Гермий поднял глаза к небу, словно собирался спросить у небожителей, прав ли его сородич, затем метнул взгляд в сторону вещавшего купца-поэта, потом любопытствующе осмотрел затаившуюся толпу, и, слегка покачивая головой, грустно промолвил:
– Поразительное время наступило сегодня. Всё в жизни смешалось – благородность происхождения с низменным занятием, поэзия с торговлей, разум с безрассудством. Что происходит? Куда идём?
Между тем «сумасшедший» Солон громогласно вещал последние строки своей элегии:
На Саламин! Как один человек, за остров желанныйВсе ополчимся! С Афин смоем проклятый позор!Окончив песнь, он быстро спрыгнул с камня и также незаметно исчез, как и появился.

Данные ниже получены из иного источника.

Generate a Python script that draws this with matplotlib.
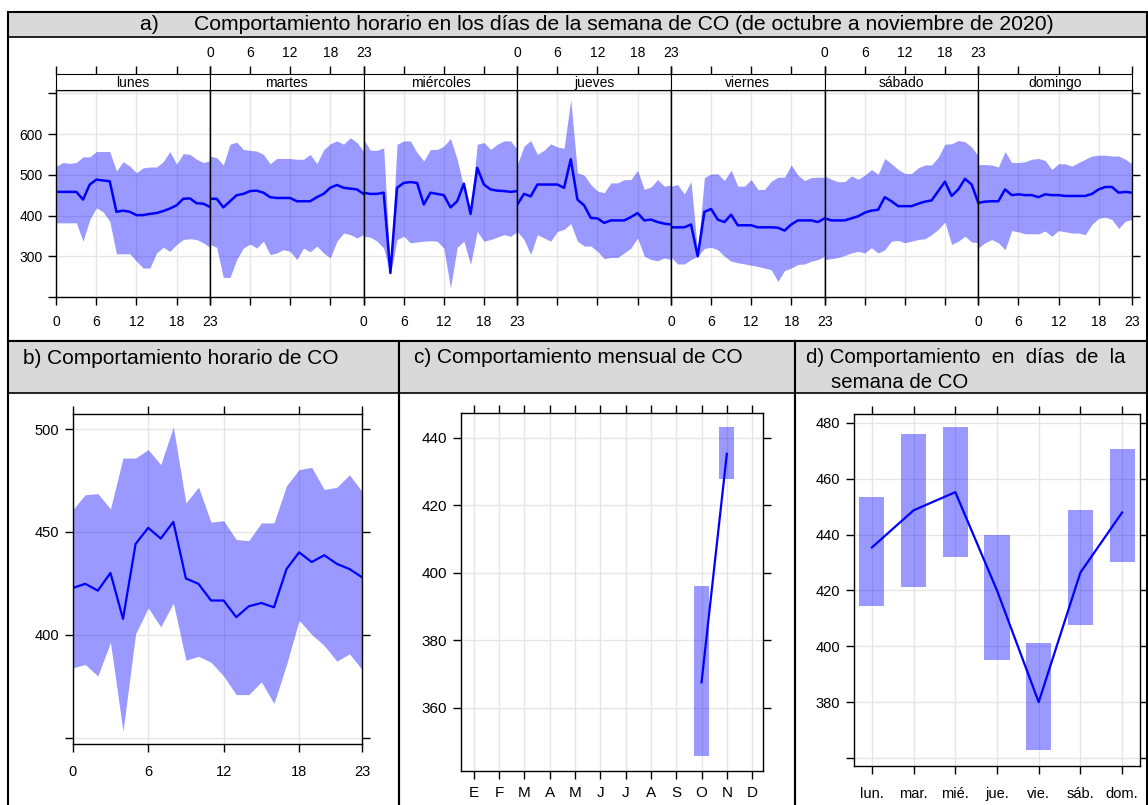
import matplotlib
matplotlib.use('Agg')
import matplotlib.pyplot as plt
from matplotlib.patches import Rectangle
from matplotlib import font_manager

# ---- datos (CO, oct-nov 2020) ----
horas = list(range(24))
dias = ['lunes', 'martes', 'miércoles', 'jueves', 'viernes', 'sábado', 'domingo']

media_dia = [
    [458, 458, 458, 458, 439, 476, 488, 486, 484, 409, 412, 409, 401, 401, 404, 406, 411, 417, 425, 441, 442, 430, 429, 421],
    [441, 441, 420, 435, 450, 453, 460, 461, 456, 445, 443, 443, 443, 435, 435, 435, 445, 453, 468, 475, 468, 466, 464, 453],
    [456, 453, 453, 456, 259, 468, 480, 482, 480, 427, 456, 453, 450, 420, 435, 478, 404, 517, 476, 464, 461, 460, 458, 460],
    [427, 453, 447, 476, 476, 476, 476, 468, 538, 439, 425, 394, 393, 382, 388, 388, 388, 396, 406, 388, 390, 384, 380, 378],
    [371, 371, 371, 378, 300, 409, 416, 390, 384, 402, 376, 376, 376, 371, 371, 371, 370, 363, 378, 388, 388, 388, 384, 393],
    [393, 388, 388, 388, 393, 398, 407, 412, 414, 445, 435, 423, 423, 423, 429, 434, 437, 460, 483, 448, 464, 490, 476, 431],
    [431, 434, 435, 435, 464, 450, 452, 450, 450, 445, 452, 450, 450, 448, 448, 448, 448, 453, 464, 470, 470, 456, 458, 456],
]
sup_dia = [
    [521, 530, 528, 530, 544, 544, 557, 557, 557, 509, 532, 521, 505, 517, 519, 519, 532, 557, 526, 552, 550, 538, 530, 534],
    [546, 542, 524, 575, 580, 562, 560, 558, 550, 527, 540, 540, 540, 538, 538, 550, 527, 561, 576, 583, 575, 591, 579, 557],
    [587, 560, 560, 566, 267, 575, 583, 583, 554, 534, 562, 562, 570, 589, 538, 468, 410, 575, 579, 562, 575, 583, 583, 562],
    [525, 570, 584, 550, 560, 576, 568, 565, 685, 505, 499, 476, 460, 456, 480, 480, 488, 488, 511, 464, 470, 488, 472, 475],
    [472, 476, 453, 483, 308, 493, 502, 502, 486, 511, 472, 472, 488, 464, 464, 484, 494, 494, 524, 499, 486, 493, 494, 494],
    [497, 489, 483, 483, 497, 489, 499, 513, 501, 540, 527, 513, 503, 503, 517, 524, 524, 543, 575, 576, 584, 581, 568, 546],
    [525, 525, 524, 519, 557, 530, 530, 532, 538, 540, 535, 513, 527, 527, 521, 530, 538, 546, 548, 548, 546, 546, 538, 527],
]
inf_dia = [
    [382, 382, 382, 382, 337, 390, 419, 409, 386, 306, 306, 306, 288, 271, 271, 308, 322, 312, 329, 341, 343, 341, 333, 322],
    [329, 322, 248, 248, 292, 320, 330, 320, 337, 304, 308, 316, 312, 292, 320, 311, 325, 308, 296, 337, 357, 353, 345, 353],
    [349, 347, 337, 320, 255, 341, 349, 333, 335, 337, 338, 337, 320, 222, 322, 337, 280, 361, 337, 341, 347, 353, 349, 361],
    [361, 341, 304, 353, 345, 337, 361, 366, 380, 337, 325, 325, 312, 294, 297, 297, 308, 320, 345, 300, 292, 289, 296, 292],
    [298, 281, 281, 292, 300, 319, 322, 316, 300, 288, 284, 281, 278, 275, 271, 267, 238, 265, 271, 280, 281, 288, 292, 300],
    [292, 294, 297, 302, 308, 312, 308, 321, 308, 316, 337, 339, 333, 337, 341, 343, 353, 366, 384, 329, 337, 349, 335, 333],
    [321, 333, 341, 333, 316, 363, 360, 355, 355, 355, 362, 349, 363, 360, 357, 357, 353, 378, 393, 396, 390, 368, 386, 390],
]

media_hora = [422.8, 424.8, 421.5, 430.1, 407.8, 444.2, 452.0, 446.8, 454.9, 427.4, 424.8, 416.7,
              416.7, 408.6, 413.9, 415.5, 413.4, 432.0, 440.1, 435.4, 438.7, 434.5, 432.0, 428.0]
sup_hora = [460.8, 468.1, 468.6, 461.2, 485.9, 485.9, 490.0, 482.7, 501.0, 464.1, 471.8, 454.7,
            455.5, 446.3, 445.8, 454.4, 454.4, 472.5, 480.3, 481.4, 470.6, 471.7, 477.8, 469.7]
inf_hora = [384.0, 385.6, 380.0, 396.4, 353.2, 400.5, 413.1, 403.9, 415.5, 387.7, 389.6, 386.7,
            380.0, 371.0, 371.0, 377.2, 366.7, 385.6, 407.1, 400.2, 394.8, 387.2, 390.8, 383.2]

meses = ['E', 'F', 'M', 'A', 'M', 'J', 'J', 'A', 'S', 'O', 'N', 'D']
mes_num = [10, 11]
media_mes = [367.6, 435.3]
sup_mes = [396.0, 443.3]
inf_mes = [345.8, 427.9]

dias_cortos = ['lun.', 'mar.', 'mié.', 'jue.', 'vie.', 'sáb.', 'dom.']
media_sem = [435.4, 448.7, 455.2, 420.0, 380.0, 426.4, 447.9]
sup_sem = [453.6, 476.0, 478.4, 440.0, 401.0, 448.7, 470.5]
inf_sem = [414.3, 421.4, 432.0, 395.0, 362.8, 407.5, 430.1]

# ---- estilo ----
nombres = {f.name for f in font_manager.fontManager.ttflist}
plt.rcParams['font.family'] = ['Liberation Sans', 'DejaVu Sans']
fuente_ejes = 'Liberation Sans Narrow' if 'Liberation Sans Narrow' in nombres else 'Liberation Sans'

W, H = 1148, 805
fig = plt.figure(figsize=(W / 100, H / 100), dpi=100)
GRIS = '#d9d9d9'
REJ = '#e6e6e6'


def caja(x0, y0, x1, y1):
    return [x0 / W, 1 - y1 / H, (x1 - x0) / W, (y1 - y0) / H]


def rect(x0, y0, x1, y1, **kw):
    fig.add_artist(Rectangle((x0 / W, 1 - y1 / H), (x1 - x0) / W, (y1 - y0) / H,
                             transform=fig.transFigure, **kw))


def texto(x, y, s, **kw):
    fig.text(x / W, 1 - y / H, s, **kw)


def estilo(ax, lab_size=10, pad_x=8):
    ax.grid(color=REJ, lw=1)
    ax.set_axisbelow(True)
    ax.tick_params(direction='out', length=6, width=1, labelsize=lab_size, pad=4)
    ax.tick_params(axis='x', pad=pad_x)
    for s in ax.spines.values():
        s.set_linewidth(1)
    for lab in ax.get_xticklabels() + ax.get_yticklabels():
        lab.set_fontfamily(fuente_ejes)


# ---- marcos ----
rect(8, 12, 1147, 37, facecolor=GRIS, edgecolor='black', lw=1.2)
rect(8, 12, 1147, 341, facecolor='none', edgecolor='black', lw=1.5)
for (a, b) in [(8, 399), (399, 795), (795, 1147)]:
    rect(a, 341, b, 393, facecolor=GRIS, edgecolor='black', lw=1.2)
    rect(a, 341, b, 812, facecolor='none', edgecolor='black', lw=1.5)

texto(140, 25, 'a)      Comportamiento horario en los días de la semana de CO (de octubre a noviembre de 2020)',
      fontsize=15.2, va='center')
texto(23, 358, 'b) Comportamiento horario de CO', fontsize=15, va='center')
texto(414, 357, 'c) Comportamiento mensual de CO', fontsize=15, va='center')
texto(806, 357, 'd) Comportamiento  en  días  de  la', fontsize=14.7, va='center')
texto(831, 382, 'semana de CO', fontsize=14.7, va='center')

# ---- a) paneles por dia ----
xi, xf = 56.3, 1132
pw = (xf - xi) / 7
for k, dia in enumerate(dias):
    xa = xi + k * pw
    ax = fig.add_axes(caja(xa, 90, xa + pw, 297))
    ax.fill_between(horas, inf_dia[k], sup_dia[k], color='blue', alpha=0.4, lw=0)
    ax.plot(horas, media_dia[k], color='blue', lw=1.8)
    ax.set_xlim(0, 23)
    ax.set_ylim(200, 708)
    ax.set_xticks([0, 6, 12, 18, 23])
    ax.set_yticks(range(200, 701, 100))
    ax.set_yticklabels(['', '300', '400', '500', '600', ''])
    if k % 2 == 1:
        ax.set_xticklabels([])
    ax.tick_params(axis='y', left=(k == 0), labelleft=(k == 0), right=(k == 6), labelright=False)
    ax.tick_params(axis='x', top=False)
    estilo(ax, 10, 7)

    sx = fig.add_axes(caja(xa, 74, xa + pw, 90))
    sx.set_xlim(0, 23)
    sx.set_ylim(0, 1)
    sx.set_xticks([0, 6, 12, 18, 23])
    sx.set_yticks([])
    sx.tick_params(axis='x', bottom=False, labelbottom=False, top=True, labeltop=(k % 2 == 1),
                   direction='out', length=6, width=1, labelsize=10, pad=4)
    for lab in sx.get_xticklabels():
        lab.set_fontfamily(fuente_ejes)
    sx.text(11.5, 0.45, dia, ha='center', va='center', fontsize=10, family=fuente_ejes)

# ---- b) horario ----
ax = fig.add_axes(caja(72.7, 414, 362, 744))
ax.fill_between(horas, inf_hora, sup_hora, color='blue', alpha=0.4, lw=0)
ax.plot(horas, media_hora, color='blue', lw=1.6)
ax.set_xlim(0, 23)
ax.set_ylim(347, 507.3)
ax.set_xticks([0, 6, 12, 18, 23])
ax.set_yticks([350, 400, 450, 500])
ax.set_yticklabels(['', '400', '450', '500'])
ax.tick_params(top=True, right=True)
estilo(ax, 10.5, 9)

# ---- c) mensual ----
ax = fig.add_axes(caja(461, 413, 763, 771))
ax.bar(mes_num, [s - i for s, i in zip(sup_mes, inf_mes)], bottom=inf_mes, width=0.6,
       color='blue', alpha=0.4, lw=0)
ax.plot(mes_num, media_mes, color='blue', lw=1.6)
ax.set_xlim(0.49, 12.43)
ax.set_ylim(341.3, 447.4)
ax.set_xticks(range(1, 13))
ax.set_xticklabels(meses)
ax.set_yticks(range(360, 441, 20))
ax.tick_params(top=True, right=True)
estilo(ax, 11, 5)

# ---- d) dia de la semana ----
ax = fig.add_axes(caja(854, 414, 1140, 766))
xs = list(range(1, 8))
ax.bar(xs, [s - i for s, i in zip(sup_sem, inf_sem)], bottom=inf_sem, width=0.6,
       color='blue', alpha=0.4, lw=0)
ax.plot(xs, media_sem, color='blue', lw=1.6)
ax.set_xlim(0.57, 7.43)
ax.set_ylim(357.1, 483.2)
ax.set_xticks(xs)
ax.set_xticklabels(dias_cortos)
ax.set_yticks(range(360, 481, 20))
ax.set_yticklabels([''] + [str(v) for v in range(380, 481, 20)])
ax.tick_params(top=True, right=True)
estilo(ax, 10.5, 9)

fig.savefig('out.png', dpi=100)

Молодые афиняне устремились было за ним, но поэт словно растворился в воздухе. Кто-то всего лишь успел крикнуть:
– Приходи завтра!
Многие из присутствующих на площади находились в состоянии удивления, иные – смущения, а то и замешательства. Чего-чего, но подобного они не ожидали, тем более от Солона, человека мудрого, сдержанного, в Афинах уважаемого, происходившего из знаменитейшего древнего рода.
Когда оцепенение прошло, монолитная толпа расплылась на множество небольших островков, которые загалдели с такой силой, словно это был не афинский рынок, а птичий базар. Обсуждавших волновало три вопроса. Действительно ли безумен Солон? Если он не безумен, то какова судьба уготована ему богами после случившегося? И, наконец, третий вопрос, который пока не обсуждался, но, несомненно, каждый думал о нем – как быть с Саламином? До каких пор афиняне будут терпеть панэллинский позор? Этот вопрос был важнее других, но о нём не говорили. Во всяком случае, многие, опасаясь за свою жизнь, пока помалкивали, стараясь тему Саламина не затрагивать.